The Bishop and the Butterfly: Murder, Politics, and the End of the Jazz Age

    Reflecting on the Americans with Disabilities Act of 1990, 20 Years and a Day Later

    July 26 brings back fond memories of watching, with my parents in attendance, Bush I sign the ADA into law on the White House lawn.  I worked as a Congressional committee staffer behind the scenes in strong support of that law.  I shared with my wife that yesterday was the 20th anniversary, before I knew there was any press on that, and she told me, yes, there was a fair amount of press on that.   

    I was 31 years old when the ADA became law.  I felt at that time as though, no matter what else I did or didn't do the rest of my life, I had done at least one thing truly worthwhile to improve the human condition.  

    Getting to know those disability advocates was an incredible growth experience for me.  I have been unable to think about disability--indeed, societally defined "difference--in the same way since that time.  The people with disabilities that I met had such extraordinary personal stories of hardship and loss and literally going from being unemployed to being senior advisors to the President of the United States on this legislation, or key advocates leading the way towards a brighter future for people with disabilities.  

    So many of them have died, many at young ages.  My best friend in the disability advocacy community was Howard Moses.  He was the finest public servant I have ever met, incredibly productive.  I had the chance to work under him at the US Equal Employment Opportunity Commission after I left my job with Congress.  He had cerebral palsy, mild, which left him with an ungainly walk, a mild speech impediment, and a hand tremor.  He was also a recovered alcoholic.  And he was gay.  I found it somehow poignant that the "handicap" he felt most self-conscious about, by far, was his homosexuality (not a disability, of course).  He was HIV positive but was kept alive many productive years with the cocktail medications available at that time. He had been married earlier.     

    We got together from time to time after I'd left Congress and EEOC.  He had told me he was going back to Kansas to see his parents.  It wasn't until after the funeral that I found out he had died.  There was, I was told, quite a gathering of people at that event and I really, really wish I could have been there to honor his memory. 

    While he was extremely tough he had the greatest warmth of personality of any human being I have ever met.  There was an incredible gentleness, compassion, and humanity to Howard.  He had a wonderful, warped sense of humor, too.  Plus a devilish side to him that was all the more endearing for the contrast with his overall saintly image.   

    For some time after he died, I kept a picture of him in my office.     

    The deaths, at relatively young ages, of so many of these people I had gotten to know reinforced my sense of the abiding fragility of life.  My mother had been in a bad car accident and suffered a traumatic brain injury while Congress was considering the ADA.  I'd already been "adopted" by the disability advocates as one of their favorite what they call "ABs" (able-bodied advocates).  So that when my mom had her accident things didn't change in that regard.  I guess, if anything, I was a little more "adopted" after that.  They knew how I felt before my own family experienced devastating consequences of sudden-onset traumatic disability. 

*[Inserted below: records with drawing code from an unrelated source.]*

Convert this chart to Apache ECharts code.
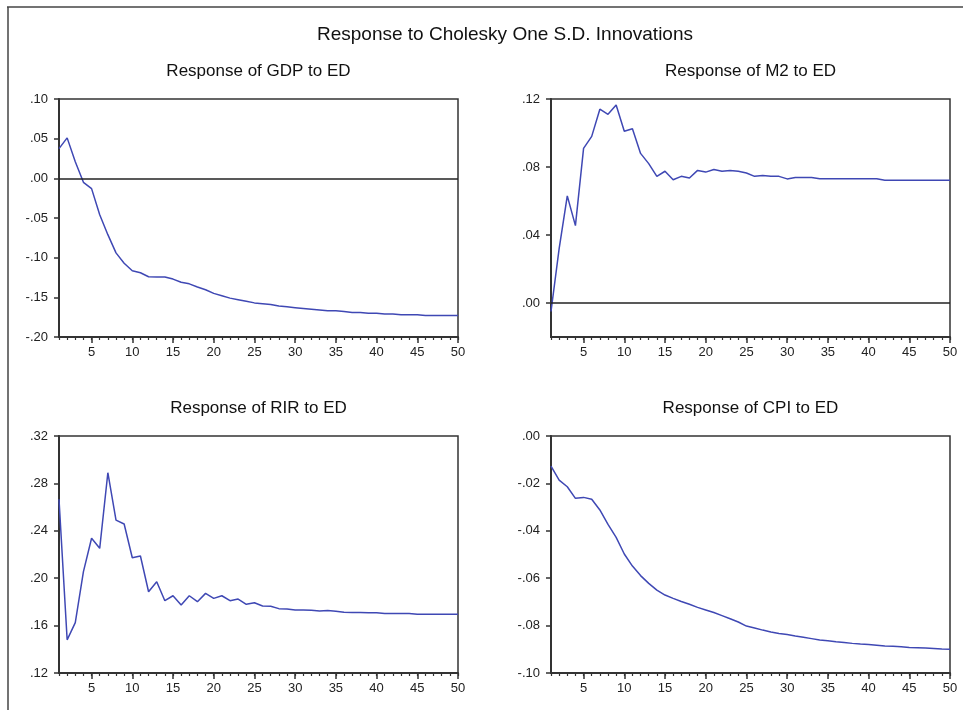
<!DOCTYPE html>
<html>
<head>
<meta charset="utf-8">
<script src="https://cdn.jsdelivr.net/npm/echarts@6/dist/echarts.min.js"></script>
<style>
  html, body { margin: 0; padding: 0; background: #fff; }
  #chart { width: 963px; height: 710px; }
</style>
</head>
<body>
<div id="chart"></div>
<script>
// periods 1..50
var periods = [];
for (var p = 1; p <= 50; p++) periods.push(p);

var xLabels = [5, 10, 15, 20, 25, 30, 35, 40, 45, 50];

var gdp = [0.0375, 0.051, 0.021, -0.005, -0.013, -0.046, -0.071, -0.094, -0.107, -0.1165,
    -0.119, -0.124, -0.1245, -0.1245, -0.127, -0.131, -0.133, -0.137, -0.1405, -0.145,
    -0.148, -0.151, -0.153, -0.155, -0.157, -0.158, -0.159, -0.161, -0.162, -0.163,
    -0.164, -0.165, -0.166, -0.167, -0.167, -0.168, -0.169, -0.169, -0.170, -0.170,
    -0.171, -0.171, -0.172, -0.172, -0.172, -0.173, -0.173, -0.173, -0.173, -0.173];

var m2 = [-0.005, 0.032, 0.063, 0.0455, 0.091, 0.098, 0.114, 0.111, 0.1165, 0.101,
    0.1025, 0.088, 0.082, 0.0745, 0.0775, 0.0725, 0.0745, 0.0735, 0.078, 0.077,
    0.0785, 0.0775, 0.078, 0.0775, 0.0765, 0.0745, 0.075, 0.0745, 0.0745, 0.073,
    0.0738, 0.0738, 0.0738, 0.0731, 0.0731, 0.0731, 0.0731, 0.0731, 0.0731, 0.0731,
    0.0731, 0.0722, 0.0722, 0.0722, 0.0722, 0.0722, 0.0722, 0.0722, 0.0722, 0.0722];

var rir = [0.2666, 0.148, 0.1625, 0.2055, 0.2337, 0.2252, 0.289, 0.249, 0.2457, 0.2173,
    0.2187, 0.1886, 0.197, 0.181, 0.1852, 0.1774, 0.1852, 0.1802, 0.1872, 0.183,
    0.1852, 0.181, 0.1824, 0.178, 0.1793, 0.1766, 0.1763, 0.1743, 0.1741, 0.1732,
    0.1731, 0.173, 0.1724, 0.1728, 0.1722, 0.1712, 0.1711, 0.171, 0.1709, 0.1708,
    0.1703, 0.1703, 0.1703, 0.1703, 0.1695, 0.1695, 0.1695, 0.1695, 0.1695, 0.1695];

var cpi = [-0.0127, -0.0186, -0.0214, -0.0263, -0.0259, -0.0267, -0.0312, -0.0373, -0.0428, -0.0498,
    -0.0549, -0.0589, -0.0622, -0.065, -0.0671, -0.0685, -0.0698, -0.071, -0.0723, -0.0734,
    -0.0745, -0.0758, -0.0771, -0.0785, -0.0802, -0.081, -0.0819, -0.0827, -0.0833, -0.0838,
    -0.0844, -0.0849, -0.0855, -0.0861, -0.0864, -0.0868, -0.0871, -0.0875, -0.0878, -0.088,
    -0.0883, -0.0886, -0.0887, -0.0889, -0.0892, -0.0893, -0.0895, -0.0897, -0.0899, -0.09];

var panelTitles = ['Response of GDP to ED', 'Response of M2 to ED', 'Response of RIR to ED', 'Response of CPI to ED'];

var lineColor = '#3f48b4';
var axisColor = '#333';
var labelFont = 'Liberation Sans, Arial, sans-serif';
var titleFont = 'Liberation Sans Narrow, Liberation Sans, Arial, sans-serif';

function pairs(vals) {
    var out = [];
    for (var i = 0; i < vals.length; i++) out.push([periods[i], vals[i]]);
    return out;
}

function fmtY(v) {
    return v.toFixed(2).replace('0.', '.');
}

var grids = [
    {left: 59, top: 99, width: 399, height: 238},
    {left: 551, top: 99, width: 399, height: 238},
    {left: 59, top: 436, width: 399, height: 237},
    {left: 551, top: 436, width: 399, height: 237}
];

var yRanges = [
    {min: -0.2, max: 0.1, interval: 0.05},
    {min: -0.02, max: 0.12, ticks: [0, 0.04, 0.08, 0.12]},
    {min: 0.12, max: 0.32, interval: 0.04},
    {min: -0.1, max: 0, interval: 0.02}
];

var seriesData = [gdp, m2, rir, cpi];
var zeroLine = [true, true, false, false];

var option = {
    backgroundColor: '#fff',
    animation: false,
    title: [{
        text: 'Response to Cholesky One S.D. Innovations',
        left: 500, top: 20, textAlign: 'center',
        textStyle: {fontFamily: titleFont, fontSize: 19, fontWeight: 'normal', color: '#111'}
    }],
    grid: [],
    xAxis: [],
    yAxis: [],
    series: [],
    graphic: [
        {type: 'line', shape: {x1: 7, y1: 7, x2: 963, y2: 7}, style: {stroke: '#444', lineWidth: 1.5}},
        {type: 'line', shape: {x1: 8, y1: 7, x2: 8, y2: 710}, style: {stroke: '#444', lineWidth: 1.5}}
    ]
};

for (var i = 0; i < 4; i++) {
    var g = grids[i];
    option.title.push({
        text: panelTitles[i],
        left: g.left + g.width / 2 - 5, top: g.top - 41, textAlign: 'center',
        textStyle: {fontFamily: titleFont, fontSize: 17, fontWeight: 'normal', color: '#111'}
    });
    option.grid.push({
        left: g.left, top: g.top, width: g.width, height: g.height,
        show: true, borderColor: axisColor, borderWidth: 1.5, backgroundColor: '#fff'
    });
    // main x axis: labels and long ticks at multiples of 5
    option.xAxis.push({
        type: 'value', gridIndex: i, min: 1, max: 50, position: 'bottom',
        axisLine: {show: true, onZero: false, lineStyle: {color: axisColor, width: 2}},
        axisTick: {show: true, length: 6, customValues: xLabels, lineStyle: {color: axisColor, width: 1.5}},
        axisLabel: {customValues: xLabels, color: '#222', fontFamily: labelFont, fontSize: 13, margin: 9},
        splitLine: {show: false}
    });
    // minor ticks every period
    option.xAxis.push({
        type: 'value', gridIndex: i, min: 1, max: 50, interval: 1, position: 'bottom',
        axisLine: {show: false, onZero: false},
        axisTick: {show: true, length: 3, lineStyle: {color: axisColor, width: 1.2}},
        axisLabel: {show: false},
        splitLine: {show: false}
    });
    var yr = yRanges[i];
    var yAxis = {
        type: 'value', gridIndex: i, min: yr.min, max: yr.max,
        axisLine: {show: true, onZero: false, lineStyle: {color: axisColor, width: 2}},
        axisTick: {show: true, length: 5, lineStyle: {color: axisColor, width: 1.5}},
        axisLabel: {color: '#222', fontFamily: labelFont, fontSize: 13, margin: 11, formatter: fmtY},
        splitLine: {show: false}
    };
    if (yr.ticks) {
        yAxis.axisTick.customValues = yr.ticks;
        yAxis.axisLabel.customValues = yr.ticks;
    } else {
        yAxis.interval = yr.interval;
    }
    option.yAxis.push(yAxis);

    var s = {
        type: 'line', xAxisIndex: i * 2, yAxisIndex: i,
        data: pairs(seriesData[i]),
        showSymbol: false, symbol: 'none',
        lineStyle: {color: lineColor, width: 1.5},
        z: 3
    };
    if (zeroLine[i]) {
        s.markLine = {
            silent: true, symbol: 'none', label: {show: false},
            lineStyle: {color: '#222', width: 1.5, type: 'solid'},
            data: [{yAxis: 0}]
        };
    }
    option.series.push(s);
}

var chart = echarts.init(document.getElementById('chart'));
chart.setOption(option);
</script>
</body>
</html>
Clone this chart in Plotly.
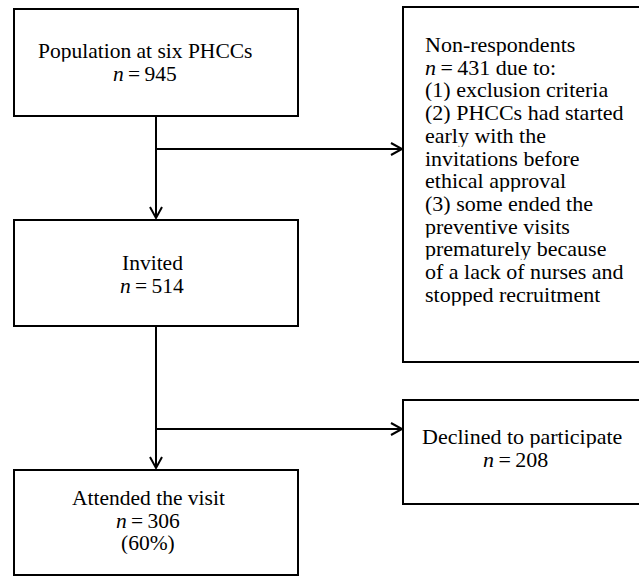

    The ADA might also have been named the "Parents with Strollers Act of 1990" or the "Infirm Persons of Any Age Act of 1990", I suppose.   


    I consider myself incredibly fortunate to have had that experience.  Not many Hill staffers have the opportunity to be a part of the passage of landmark legislation.  We are the first country in the world to have passed comprehensive civil rights legislation protecting people with disabilities.  I'm proud of that.